Siang River turns muddy but Arunachal Pradesh is happy with diversion
Officials feared for the aquatic life if the Siang river continues to be this turbid.
An Arunachal Pradesh MP has sounded the alarm after Siang – the river that rises in Tibet as Yarlung Tsangpo and meets two others in Assam to flow as the Brahmaputra– turned “unnaturally muddy”, attributing it to China’s river diversion plan.
But anti-dam activists in the state do not find any issue with the Chinese design on Tsangpo, including a plan to divert water to parched Xinjiang via a 1,000km tunnel. Reason: If no water flows down from Tsangpo, New Delhi will be forced to shelve the 10,000-megawatt hydropower project on Siang.
Pasighat-based Ninong Ering, Lok Sabha member representing Arunachal East, had last week written to Prime Minister Narendra Modi sniffing a Chinese hand behind the waters of Siang turning excessively muddy.
Pasighat, the headquarters of East Siang, is 560km north-east of Guwahati. The town is dominated by Adi tribe, who revere the river as Aane (mother).
“Exploitation of the upper reaches of Siang (Tsangpo) has already begun. China has probably started constructing the 1,000km tunnel to divert the river to Xinjiang,” he said.
Beijing has rejected there exists any plan as such.

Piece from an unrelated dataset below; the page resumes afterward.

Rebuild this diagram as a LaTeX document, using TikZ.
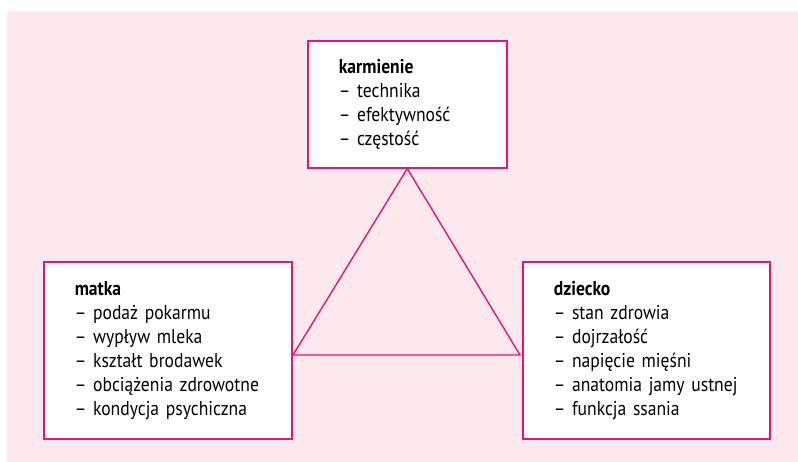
\documentclass[tikz,border=0pt]{standalone}
\usepackage{fontspec}
\setmainfont{PT Sans}[FakeStretch=0.88]
\usetikzlibrary{positioning}
\definecolor{tlo}{RGB}{252,233,238}
\definecolor{linia}{RGB}{230,20,115}
\tikzstyle{box}=[draw=linia, line width=1.6pt, fill=white, anchor=north west, align=left, inner xsep=31pt, font=\fontsize{20}{24}\selectfont]

\begin{document}
\begin{tikzpicture}[x=1pt, y=-1pt]
\useasboundingbox (0,0) rectangle (798,462);
\fill[tlo] (7,11) rectangle (798,462); % background

\node[box, text width=137pt, minimum height=127pt] (karmienie) at (307,40)
{\textbf{karmienie}\\ – technika\\ – efektywność\\ – częstość};
\node[box, text width=186pt, minimum height=177pt] (matka) at (43,261)
{\textbf{matka}\\ – podaż pokarmu\\ – wypływ mleka\\ – kształt brodawek\\ – obciążenia zdrowotne\\ – kondycja psychiczna};
\node[box, text width=185pt, minimum height=177pt] (dziecko) at (522,261)
{\textbf{dziecko}\\ – stan zdrowia\\ – dojrzałość\\ – napięcie mięśni\\ – anatomia jamy ustnej\\ – funkcja ssania};

% triangle between the boxes
\coordinate (lewy) at (293,355);
\coordinate (prawy) at (520,355);
\draw[linia, line width=1.4pt] (karmienie.south) -- (lewy) -- (prawy) -- cycle;
\end{tikzpicture}
\end{document}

“I have grown up in Pasighat, and I know Siang (water) is so clear in November that you can see the riverbed. Now, the water is not only muddy, it seems there’s cement in it, which could be from the tunnel that China is probably constructing,” the Congress leader said.
On Monday, tests by Arunachal Pradesh’s public health engineering department confirmed Ering’s fears. “Water samples tested in our laboratory using high-tech photometer revealed a turbidity count of 425 against the permissible range of 0-5,” the department’s executive engineer Bimal Welly said.
Officials said more samples have been sent. They feared for the aquatic life if the river continues to be “this turbid”.
The findings, however, have not perturbed the anti-dam groups such as Forum for Siang Dialogue (FSD), Siang People’s Forum and Adi Students’ Union.
“Our people are happy there will be no more water to make a big dam and their agricultural lands will be saved from getting submerged. Water for drinking and irrigation comes from small rivers and rivulets and not from Siang,” FSD general secretary Vijay Taram told HT.